Your job is to retype all of the data word for word, leaving every image out.

▶ [Material]
==========
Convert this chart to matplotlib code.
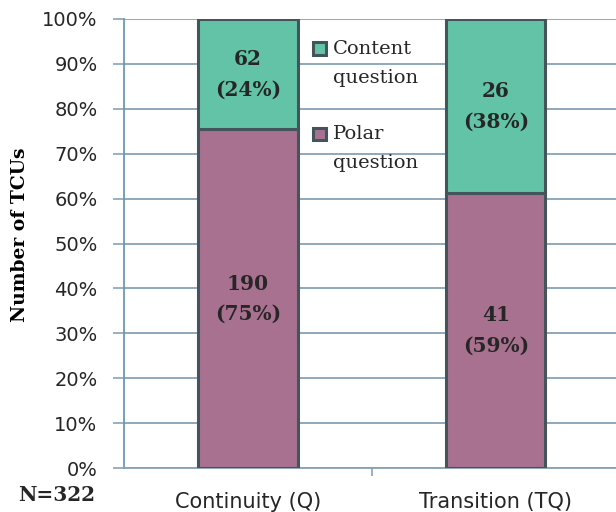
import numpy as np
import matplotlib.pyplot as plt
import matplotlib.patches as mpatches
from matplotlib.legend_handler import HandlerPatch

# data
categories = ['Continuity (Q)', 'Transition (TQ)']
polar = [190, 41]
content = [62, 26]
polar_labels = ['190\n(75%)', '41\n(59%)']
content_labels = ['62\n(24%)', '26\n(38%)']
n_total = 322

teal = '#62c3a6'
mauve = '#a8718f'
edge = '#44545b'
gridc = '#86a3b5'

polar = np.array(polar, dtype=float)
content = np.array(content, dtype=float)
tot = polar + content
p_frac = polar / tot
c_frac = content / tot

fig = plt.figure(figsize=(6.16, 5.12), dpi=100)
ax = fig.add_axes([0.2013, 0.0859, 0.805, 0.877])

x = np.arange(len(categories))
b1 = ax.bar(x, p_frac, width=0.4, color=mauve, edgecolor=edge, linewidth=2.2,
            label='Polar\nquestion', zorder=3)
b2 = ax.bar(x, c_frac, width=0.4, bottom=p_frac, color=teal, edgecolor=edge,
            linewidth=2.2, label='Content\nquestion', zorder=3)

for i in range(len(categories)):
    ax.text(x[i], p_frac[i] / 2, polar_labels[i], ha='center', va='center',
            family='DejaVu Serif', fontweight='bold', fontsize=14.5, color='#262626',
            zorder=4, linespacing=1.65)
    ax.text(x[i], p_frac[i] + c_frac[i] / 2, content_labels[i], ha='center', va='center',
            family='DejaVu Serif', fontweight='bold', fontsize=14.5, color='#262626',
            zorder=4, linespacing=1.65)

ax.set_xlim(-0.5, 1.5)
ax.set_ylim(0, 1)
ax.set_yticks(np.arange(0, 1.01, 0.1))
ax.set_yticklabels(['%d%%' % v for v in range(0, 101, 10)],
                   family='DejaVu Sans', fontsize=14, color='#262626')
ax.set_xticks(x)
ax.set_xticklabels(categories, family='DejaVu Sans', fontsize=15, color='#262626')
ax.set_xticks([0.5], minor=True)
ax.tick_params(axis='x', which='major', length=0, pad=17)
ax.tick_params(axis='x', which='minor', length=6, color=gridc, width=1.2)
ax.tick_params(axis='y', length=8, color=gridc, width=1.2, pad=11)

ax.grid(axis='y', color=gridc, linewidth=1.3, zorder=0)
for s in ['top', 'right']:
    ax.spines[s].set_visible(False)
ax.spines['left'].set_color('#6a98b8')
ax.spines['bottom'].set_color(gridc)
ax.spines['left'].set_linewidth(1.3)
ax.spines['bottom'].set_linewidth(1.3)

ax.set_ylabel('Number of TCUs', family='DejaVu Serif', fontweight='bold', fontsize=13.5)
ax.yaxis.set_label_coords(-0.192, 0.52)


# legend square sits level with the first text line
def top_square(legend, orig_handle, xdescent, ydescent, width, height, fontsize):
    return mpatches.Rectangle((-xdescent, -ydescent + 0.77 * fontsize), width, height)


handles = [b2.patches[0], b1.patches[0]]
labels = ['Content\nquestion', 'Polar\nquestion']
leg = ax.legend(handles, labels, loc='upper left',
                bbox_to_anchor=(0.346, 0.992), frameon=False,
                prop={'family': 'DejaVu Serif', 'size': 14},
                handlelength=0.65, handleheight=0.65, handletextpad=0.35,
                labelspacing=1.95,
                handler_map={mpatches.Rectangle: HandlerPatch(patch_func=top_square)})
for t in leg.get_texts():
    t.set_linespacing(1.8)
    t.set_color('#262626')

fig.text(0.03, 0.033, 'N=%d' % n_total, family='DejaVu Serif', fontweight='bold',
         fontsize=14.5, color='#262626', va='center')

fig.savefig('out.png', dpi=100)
==========
▶ [Answer to the exercise]
Convert this chart to matplotlib code.
import numpy as np
import matplotlib.pyplot as plt
import matplotlib.patches as mpatches
from matplotlib.legend_handler import HandlerPatch

# data
categories = ['Continuity (Q)', 'Transition (TQ)']
polar = [190, 41]
content = [62, 26]
polar_labels = ['190\n(75%)', '41\n(59%)']
content_labels = ['62\n(24%)', '26\n(38%)']
n_total = 322

teal = '#62c3a6'
mauve = '#a8718f'
edge = '#44545b'
gridc = '#86a3b5'

polar = np.array(polar, dtype=float)
content = np.array(content, dtype=float)
tot = polar + content
p_frac = polar / tot
c_frac = content / tot

fig = plt.figure(figsize=(6.16, 5.12), dpi=100)
ax = fig.add_axes([0.2013, 0.0859, 0.805, 0.877])

x = np.arange(len(categories))
b1 = ax.bar(x, p_frac, width=0.4, color=mauve, edgecolor=edge, linewidth=2.2,
            label='Polar\nquestion', zorder=3)
b2 = ax.bar(x, c_frac, width=0.4, bottom=p_frac, color=teal, edgecolor=edge,
            linewidth=2.2, label='Content\nquestion', zorder=3)

for i in range(len(categories)):
    ax.text(x[i], p_frac[i] / 2, polar_labels[i], ha='center', va='center',
            family='DejaVu Serif', fontweight='bold', fontsize=14.5, color='#262626',
            zorder=4, linespacing=1.65)
    ax.text(x[i], p_frac[i] + c_frac[i] / 2, content_labels[i], ha='center', va='center',
            family='DejaVu Serif', fontweight='bold', fontsize=14.5, color='#262626',
            zorder=4, linespacing=1.65)

ax.set_xlim(-0.5, 1.5)
ax.set_ylim(0, 1)
ax.set_yticks(np.arange(0, 1.01, 0.1))
ax.set_yticklabels(['%d%%' % v for v in range(0, 101, 10)],
                   family='DejaVu Sans', fontsize=14, color='#262626')
ax.set_xticks(x)
ax.set_xticklabels(categories, family='DejaVu Sans', fontsize=15, color='#262626')
ax.set_xticks([0.5], minor=True)
ax.tick_params(axis='x', which='major', length=0, pad=17)
ax.tick_params(axis='x', which='minor', length=6, color=gridc, width=1.2)
ax.tick_params(axis='y', length=8, color=gridc, width=1.2, pad=11)

ax.grid(axis='y', color=gridc, linewidth=1.3, zorder=0)
for s in ['top', 'right']:
    ax.spines[s].set_visible(False)
ax.spines['left'].set_color('#6a98b8')
ax.spines['bottom'].set_color(gridc)
ax.spines['left'].set_linewidth(1.3)
ax.spines['bottom'].set_linewidth(1.3)

ax.set_ylabel('Number of TCUs', family='DejaVu Serif', fontweight='bold', fontsize=13.5)
ax.yaxis.set_label_coords(-0.192, 0.52)


# legend square sits level with the first text line
def top_square(legend, orig_handle, xdescent, ydescent, width, height, fontsize):
    return mpatches.Rectangle((-xdescent, -ydescent + 0.77 * fontsize), width, height)


handles = [b2.patches[0], b1.patches[0]]
labels = ['Content\nquestion', 'Polar\nquestion']
leg = ax.legend(handles, labels, loc='upper left',
                bbox_to_anchor=(0.346, 0.992), frameon=False,
                prop={'family': 'DejaVu Serif', 'size': 14},
                handlelength=0.65, handleheight=0.65, handletextpad=0.35,
                labelspacing=1.95,
                handler_map={mpatches.Rectangle: HandlerPatch(patch_func=top_square)})
for t in leg.get_texts():
    t.set_linespacing(1.8)
    t.set_color('#262626')

fig.text(0.03, 0.033, 'N=%d' % n_total, family='DejaVu Serif', fontweight='bold',
         fontsize=14.5, color='#262626', va='center')

fig.savefig('out.png', dpi=100)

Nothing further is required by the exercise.